Este último libro narra la imborrable impresión que experimentó un domingo de diciembre de 1944 en aquel campo de concentración ante el cuadro de derrota que encarnaba una compañía de judíos polacos, y Viviré con su nombre..., que en su última página proclama su voluntad de continuar El largo viaje, centra el desarrollo de su acción en una fecha semejante, cuando el protagonista trata de escapar de la amenaza que desde las oficinas centrales de las SS se cierne sobre él, para lo que intenta suplantar la identidad de un prisionero moribundo de su misma edad. Se da así, por cierto, el mismo proceso por el que Semprún se confundía con F. Sánchez, si bien el juego de las identidades postizas se hace por duplicado. El joven español exiliado en Francia, en su militancia se hacía pasar por un tal Gérard Sorel, y sus camaradas de Buchenwald deciden protegerlo haciéndolo pasar por François L., estudiante que agoniza en el pabellón de los desahuciados y muere musitando una cita en la que por dos veces aparece la palabra nihil. Semprún atinará a identificarla decenios más tarde, cuando adapta Las Troyanas de Séneca: "Tras la muerte no hay nada, y la muerte no es nada…".

Seguimos, pues, en el universo de Autobiografía de Federico Sánchez, por las referencias ideológicas, que en esta novela siguen siendo las mismas, y sobre todo por ese gran tema de las identidades individuales en clave simultánea de ficción y realidad que el texto explicita: "Aquel muerto-vivo era un hermano, mi doble tal vez, mi Doppelgänger: otro yo o yo mismo siendo otro" (pág. 51). No faltan tampoco aquí digresiones muy útiles para una cabal comprensión de la poética narrativa de Semprún, sobre todo en lo que se refiere al modo en que confunde la frontera entre lo vivido y lo inventado, con marcado predominio de lo primero. "¿Para qué escribir libros si no se inventa la realidad?", se pregunta el narrador, y más adelante revela los criterios que aplica a la configuración de sus personajes.

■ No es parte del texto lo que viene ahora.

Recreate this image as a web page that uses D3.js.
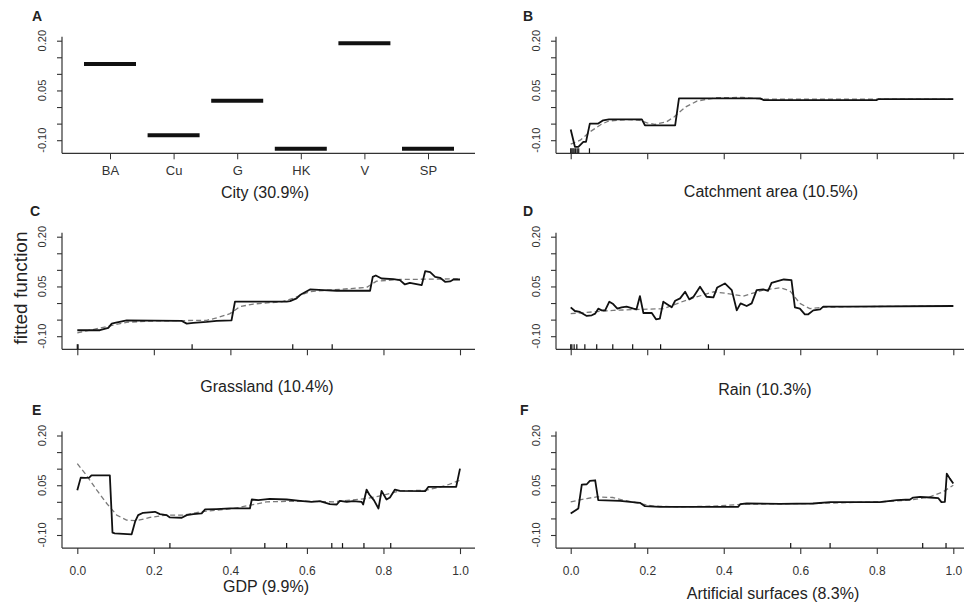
<!DOCTYPE html>
<html>
<head>
<meta charset="utf-8">
<script src="https://cdn.jsdelivr.net/npm/d3@7"></script>
<style>
  body { margin: 0; background: #fff; }
  svg { font-family: "Liberation Sans", Arial, Helvetica, sans-serif; }
  .axis path, .axis line { stroke: #333; }
</style>
</head>
<body>
<div id="chart"></div>
<script>
// ---- data ----
var cityNames = ['BA', 'Cu', 'G', 'HK', 'V', 'SP'];
var cityEffect = [0.130, -0.085, 0.019, -0.126, 0.192, -0.126];

var catchX = [0, 0.011, 0.02, 0.033, 0.04, 0.05, 0.072, 0.085, 0.1, 0.186, 0.194, 0.273, 0.283, 0.495, 0.505, 0.8, 0.805, 1.0];
var catchFit = [-0.068, -0.12, -0.12, -0.105, -0.105, -0.05, -0.05, -0.04, -0.037, -0.037, -0.055, -0.055, 0.026, 0.026, 0.021, 0.021, 0.024, 0.024];
var catchSmX = [0, 0.025, 0.05, 0.08, 0.1, 0.15, 0.18, 0.2, 0.22, 0.25, 0.27, 0.3, 0.33, 0.38, 0.45, 0.5, 1.0];
var catchSm = [-0.112, -0.1, -0.075, -0.052, -0.042, -0.038, -0.04, -0.048, -0.052, -0.045, -0.03, 0.0, 0.018, 0.028, 0.029, 0.024, 0.024];
var catchRug = [0, 0.003, 0.006, 0.009, 0.013, 0.017, 0.021, 0.049];

var grassX = [0, 0.059, 0.081, 0.09, 0.098, 0.129, 0.273, 0.286, 0.303, 0.338, 0.364, 0.403, 0.412, 0.547, 0.556, 0.573, 0.582, 0.608, 0.643, 0.678, 0.765, 0.772, 0.78, 0.795, 0.826, 0.843, 0.856, 0.869, 0.9, 0.909, 0.922, 0.935, 0.948, 0.961, 0.974, 0.983, 1];
var grassFit = [-0.082, -0.082, -0.075, -0.062, -0.06, -0.052, -0.054, -0.062, -0.06, -0.057, -0.054, -0.052, 0.004, 0.004, 0.006, 0.014, 0.024, 0.041, 0.039, 0.037, 0.037, 0.079, 0.083, 0.074, 0.072, 0.069, 0.056, 0.061, 0.054, 0.096, 0.093, 0.079, 0.076, 0.064, 0.065, 0.071, 0.071];
var grassSmX = [0, 0.129, 0.2, 0.338, 0.364, 0.399, 0.425, 0.46, 0.536, 0.563, 0.606, 0.667, 0.756, 0.782, 0.843, 1];
var grassSm = [-0.09, -0.058, -0.054, -0.052, -0.045, -0.032, -0.011, -0.003, 0.004, 0.014, 0.034, 0.04, 0.047, 0.066, 0.071, 0.073];
var grassRug = [0, 0.002, 0.3, 0.563, 0.666];

var rainX = [0, 0.011, 0.024, 0.042, 0.055, 0.064, 0.072, 0.081, 0.09, 0.101, 0.111, 0.122, 0.133, 0.146, 0.164, 0.172, 0.181, 0.19, 0.212, 0.223, 0.233, 0.242, 0.251, 0.264, 0.273, 0.286, 0.299, 0.31, 0.321, 0.338, 0.355, 0.373, 0.383, 0.403, 0.421, 0.434, 0.444, 0.46, 0.473, 0.486, 0.503, 0.516, 0.525, 0.543, 0.557, 0.577, 0.586, 0.599, 0.612, 0.621, 0.634, 0.652, 0.66, 0.721, 1];
var rainFit = [-0.013, -0.024, -0.027, -0.039, -0.037, -0.032, -0.017, -0.022, -0.022, 0.004, -0.003, -0.017, -0.013, -0.011, -0.017, -0.019, 0.021, -0.03, -0.03, -0.049, -0.047, 0.004, -0.003, -0.013, 0.007, 0.014, 0.034, 0.011, 0.019, 0.049, 0.019, 0.017, 0.047, 0.059, 0.039, -0.022, -0.001, -0.009, -0.001, 0.039, 0.041, 0.037, 0.061, 0.067, 0.071, 0.069, -0.013, -0.017, -0.034, -0.034, -0.022, -0.019, -0.011, -0.011, -0.009];
var rainSmX = [0, 0.111, 0.242, 0.303, 0.373, 0.408, 0.451, 0.503, 0.547, 0.573, 0.599, 0.625, 0.66, 0.721, 1];
var rainSm = [-0.032, -0.022, -0.017, 0.009, 0.034, 0.029, 0.021, 0.039, 0.046, 0.037, -0.001, -0.017, -0.013, -0.011, -0.009];
var rainRug = [0, 0.003, 0.009, 0.016, 0.037, 0.068, 0.11, 0.162, 0.235, 0.36];

var gdpX = [0, 0.009, 0.02, 0.031, 0.037, 0.085, 0.092, 0.098, 0.142, 0.151, 0.159, 0.172, 0.203, 0.216, 0.233, 0.242, 0.273, 0.286, 0.303, 0.325, 0.334, 0.364, 0.399, 0.451, 0.456, 0.473, 0.503, 0.547, 0.582, 0.612, 0.634, 0.66, 0.678, 0.686, 0.704, 0.721, 0.743, 0.747, 0.756, 0.763, 0.775, 0.787, 0.795, 0.808, 0.817, 0.83, 0.843, 0.909, 0.917, 0.99, 1];
var gdpFit = [0.035, 0.073, 0.072, 0.073, 0.08, 0.08, -0.093, -0.095, -0.098, -0.06, -0.04, -0.033, -0.03, -0.037, -0.04, -0.047, -0.048, -0.04, -0.037, -0.035, -0.023, -0.022, -0.02, -0.02, 0.007, 0.005, 0.009, 0.007, 0.003, 0.0, 0.002, -0.007, -0.008, 0.003, 0.0, 0.002, 0.0, -0.008, 0.037, 0.022, 0.005, -0.02, 0.033, 0.007, 0.013, 0.037, 0.033, 0.032, 0.045, 0.045, 0.1];
var gdpSmX = [0, 0.024, 0.051, 0.077, 0.103, 0.129, 0.155, 0.19, 0.233, 0.279, 0.322, 0.409, 0.495, 0.582, 0.669, 0.756, 0.8, 0.843, 0.913, 0.965, 1];
var gdpSm = [0.115, 0.08, 0.035, -0.005, -0.04, -0.055, -0.057, -0.047, -0.04, -0.04, -0.03, -0.02, 0.0, 0.002, 0.0, 0.01, 0.02, 0.033, 0.035, 0.05, 0.065];
var gdpRug = [0.242, 0.49, 0.547, 0.665, 0.693, 0.749, 0.819];

var artX = [0, 0.02, 0.029, 0.042, 0.05, 0.064, 0.072, 0.129, 0.155, 0.181, 0.194, 0.233, 0.286, 0.373, 0.438, 0.443, 0.46, 0.547, 0.634, 0.678, 0.808, 0.852, 0.887, 0.895, 0.913, 0.939, 0.961, 0.969, 0.978, 0.983, 0.991, 1];
var artFit = [-0.035, -0.02, 0.052, 0.053, 0.063, 0.065, 0.005, 0.003, 0.0, -0.003, -0.013, -0.015, -0.015, -0.015, -0.015, -0.007, -0.005, -0.006, -0.005, -0.001, -0.001, 0.005, 0.007, 0.013, 0.015, 0.013, 0.011, -0.001, 0.0, 0.085, 0.07, 0.055];
var artSmX = [0, 0.042, 0.068, 0.111, 0.137, 0.181, 0.216, 0.286, 0.373, 0.46, 0.634, 0.808, 0.887, 0.939, 0.973, 1];
var artSm = [0.0, 0.01, 0.015, 0.013, 0.005, -0.005, -0.013, -0.015, -0.013, -0.007, -0.005, 0.0, 0.005, 0.015, 0.03, 0.05];
var artRug = [0.168, 0.575, 0.678, 0.92, 0.981];

var yTicks = [0.20, 0.15, 0.10, 0.05, 0.00, -0.05, -0.10];
var yLabelTicks = [0.20, 0.05, -0.10];
var xTicks = [0, 0.2, 0.4, 0.6, 0.8, 1.0];

var svg = d3.select('#chart')
    .append('svg')
    .attr('width', 964)
    .attr('height', 607);

svg.append('rect').attr('width', 964).attr('height', 607).attr('fill', '#fff');

function makeY(yTop) {
    return d3.scaleLinear().domain([-0.10, 0.20]).range([yTop + 99.5, yTop]);
}

// y axis with rotated labels, L-shaped frame
function drawYAxis(g, y, left, yTop, bottom) {
    var ax = g.append('g')
        .attr('class', 'axis')
        .attr('transform', `translate(${left},0)`)
        .call(d3.axisLeft(y).tickValues(yTicks).tickSize(5).tickSizeOuter(0).tickFormat(''));
    ax.select('.domain').remove();
    ax.selectAll('line').attr('stroke-width', 1.1);
    g.append('line')
        .attr('x1', left).attr('x2', left)
        .attr('y1', yTop - 4).attr('y2', bottom)
        .attr('stroke', '#333').attr('stroke-width', 1.2);
    yLabelTicks.forEach(function(v) {
        g.append('text')
            .attr('transform', `translate(${left - 16.5},${y(v)}) rotate(-90)`)
            .attr('text-anchor', 'middle')
            .attr('font-size', '11px')
            .attr('fill', '#333')
            .text(v.toFixed(2));
    });
}

function drawXLine(g, left, right, bottom) {
    g.append('line')
        .attr('x1', left).attr('x2', right)
        .attr('y1', bottom).attr('y2', bottom)
        .attr('stroke', '#333').attr('stroke-width', 1.2);
}

function drawCurve(g, x, y, xs, ys, dashed) {
    var pts = xs.map(function(d, i) { return [d, ys[i]]; });
    var line = d3.line().x(d => x(d[0])).y(d => y(d[1]));
    g.append('path')
        .datum(pts)
        .attr('d', line)
        .attr('fill', 'none')
        .attr('stroke', dashed ? '#7a7a7a' : '#111')
        .attr('stroke-width', dashed ? 1.3 : 1.8)
        .attr('stroke-dasharray', dashed ? '5,3' : null)
        .attr('stroke-linejoin', 'round');
}

function letter(t, x, y) {
    svg.append('text')
        .attr('x', x).attr('y', y)
        .attr('font-size', '14px')
        .attr('font-weight', 'bold')
        .attr('fill', '#222')
        .text(t);
}

function title(t, x, y) {
    svg.append('text')
        .attr('x', x).attr('y', y)
        .attr('text-anchor', 'middle')
        .attr('font-size', '16px')
        .attr('fill', '#222')
        .text(t);
}

// ---- panel A: city factor ----
(function() {
    var left = 62, right = 475, yTop = 40.7, bottom = 153.3;
    var g = svg.append('g');
    var x = d3.scalePoint().domain(cityNames).range([110, 428]);
    var y = makeY(yTop);
    drawYAxis(g, y, left, yTop, bottom);
    drawXLine(g, left, right, bottom);
    var xa = g.append('g')
        .attr('class', 'axis')
        .attr('transform', `translate(0,${bottom})`)
        .call(d3.axisBottom(x).tickSize(6).tickSizeOuter(0));
    xa.select('.domain').remove();
    xa.selectAll('text')
        .attr('y', 12)
        .attr('font-size', '13px')
        .attr('font-family', '"Liberation Sans", Arial, sans-serif')
        .attr('fill', '#333');
    g.selectAll('line.bar')
        .data(cityNames)
        .enter()
        .append('line')
        .attr('class', 'bar')
        .attr('x1', d => x(d) - 26)
        .attr('x2', d => x(d) + 26)
        .attr('y1', (d, i) => y(cityEffect[i]))
        .attr('y2', (d, i) => y(cityEffect[i]))
        .attr('stroke', '#111')
        .attr('stroke-width', 4);
})();

// ---- continuous panels ----
function contPanel(cfg) {
    var g = svg.append('g');
    var x = d3.scaleLinear().domain([0, 1]).range([cfg.x0, cfg.x1]);
    var y = makeY(cfg.yTop);
    var bottom = cfg.yTop + 112.6;
    drawYAxis(g, y, cfg.left, cfg.yTop, bottom);
    drawXLine(g, cfg.left, cfg.right, bottom);
    var xa = g.append('g')
        .attr('class', 'axis')
        .attr('transform', `translate(0,${bottom})`)
        .call(d3.axisBottom(x).tickValues(xTicks).tickSize(6).tickSizeOuter(0)
            .tickFormat(cfg.labels ? d3.format('.1f') : ''));
    xa.select('.domain').remove();
    xa.selectAll('line').attr('stroke-width', 1.1);
    xa.selectAll('text')
        .attr('y', 18)
        .attr('font-size', '12px')
        .attr('font-family', '"Liberation Sans", Arial, sans-serif')
        .attr('fill', '#333');
    // rug
    g.selectAll('line.rug')
        .data(cfg.rug)
        .enter()
        .append('line')
        .attr('class', 'rug')
        .attr('x1', d => x(d)).attr('x2', d => x(d))
        .attr('y1', bottom).attr('y2', bottom - 5)
        .attr('stroke', '#111').attr('stroke-width', 1.2);
    drawCurve(g, x, y, cfg.smX, cfg.sm, true);
    drawCurve(g, x, y, cfg.fitX, cfg.fit, false);
}

contPanel({left: 556, right: 964, x0: 570.7, x1: 953.3, yTop: 40.7, labels: false,
    fitX: catchX, fit: catchFit, smX: catchSmX, sm: catchSm, rug: catchRug});
contPanel({left: 62, right: 475, x0: 77.3, x1: 460, yTop: 236.7, labels: false,
    fitX: grassX, fit: grassFit, smX: grassSmX, sm: grassSm, rug: grassRug});
contPanel({left: 556, right: 964, x0: 570.7, x1: 953.3, yTop: 236.7, labels: false,
    fitX: rainX, fit: rainFit, smX: rainSmX, sm: rainSm, rug: rainRug});
contPanel({left: 62, right: 475, x0: 77.3, x1: 460, yTop: 435.5, labels: true,
    fitX: gdpX, fit: gdpFit, smX: gdpSmX, sm: gdpSm, rug: gdpRug});
contPanel({left: 556, right: 964, x0: 570.7, x1: 953.3, yTop: 435.5, labels: true,
    fitX: artX, fit: artFit, smX: artSmX, sm: artSm, rug: artRug});

// ---- letters and titles ----
letter('A', 32, 20.5);
letter('B', 523, 20.5);
letter('C', 30, 215.5);
letter('D', 523, 216);
letter('E', 32, 415);
letter('F', 520, 415);

title('City (30.9%)', 265, 198);
title('Catchment area (10.5%)', 771, 197);
title('Grassland (10.4%)', 267, 392);
title('Rain (10.3%)', 765, 395);
title('GDP (9.9%)', 266, 592);
title('Artificial surfaces (8.3%)', 773, 599);

svg.append('text')
    .attr('transform', 'translate(27,288) rotate(-90)')
    .attr('text-anchor', 'middle')
    .attr('font-size', '19px')
    .attr('fill', '#222')
    .text('fitted function');
</script>
</body>
</html>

Igualmente opera aquí aquel otro designio que la cita de Autobiografía... incluía. Me refiero a una deliberada, y sorprendente, renuncia al lucimiento literario. Algo hay de ello en una circunstancia propia de la traducción de esta obra: el cambio de su título original, Le mort qu’il faut. El muerto que necesitábamos constituye un ritornello que reiteradamente jalona el avance de la narración, pero el traductor, o quizá el autor, han preferido otro título más explícito, tan sólo una vez incluido en el texto (pág. 167). Semprún narra con una frialdad y un distanciamiento acaso excesivos, que con frecuencia logran producir en el lector el efecto que la novela misma prevé en un determinado momento: "también se le puede dejar insensible, desde luego, no afectarle para nada, [...] o quedarnos cortos" (págs. 94-95). Esto es resultado de la acumulación de planos y temas en un texto excesivamente escueto. Aquel fin de semana de 1944 se desdibuja como tiempo del relato frente a otros dos cortes temporales posteriores, la primavera de 1969 en Praga y el momento de la escritura en París, año 2000. Desde ambas perspectivas Semprún libera una vez más sus diatribas ideológicas contra el estalinismo y contra una de sus perversas manifestaciones que le obsesiona: la vileza de que los supervivientes de los campos de concentración eran culpables de colaboracionismo.